It was during the SME week – a series of events focusing on the role of small business in the EU’s economic performance, that European Commissioner Antonio Tajani announced the launch of an Action Plan for SME Access to Finance. The details available so far reveal a concerted focus on a number of credit-related obstacles preventing the freeing up of the long-term commercial growth of small businesses.

The action plan shall incept a mind-shift in the approach traditionally adopted by credit lending institutions in relation to SMEs. The core initiatives shall rotate on the need to instil a change in the way banks assess small businesses’ creditworthiness by placing the demonstrable growth potential of the concerned business at the forefront of the bank’s risk assessment.

Another key initiative will be the regulatory facilitation, easing the setting up and operation of cross-border venture capital funds. From the financing side, the Action Plan will capitalise on the use of existing SME lending facilities primarily available via the European Investment Fund but additional resources will be allocated for the development of new though smaller funds. It is the Commission’s intention to adopt the Action Plan by the end of this year.

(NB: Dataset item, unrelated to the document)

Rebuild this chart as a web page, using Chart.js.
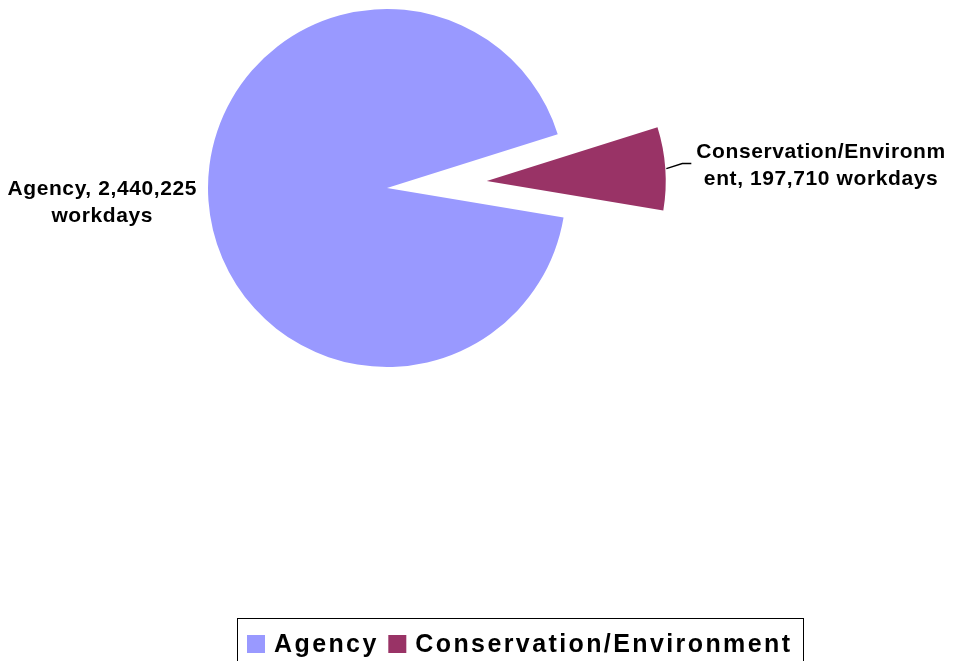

This is certainly a welcome initiative and an extremely timely one given the increasing difficulties that business, especially the small and micro enterprises, are encountering as a direct result of the international credit crunch. The issue is compounded further by retail banks’ increasingly conservative and prudent attitude to lending, making it difficult for high-risk start-ups to access the necessary financial capital to overcome their initial growth phase.

The provision of micro-credit financing through the JEREMIE scheme has been a remarkable success story in Malta with lending of over €10 million already approved over the past recent months. From a Maltese business perspective, this success demonstrates the attractiveness of financing solutions based on alternative means to traditional bank lending.

Micro-credit schemes should therefore be a core element of the proposals to be adopted within the Commission’s Action Plan since such mechanisms are demonstrably realistic options providing effective lending solutions for small businesses on both a short and long-term basis.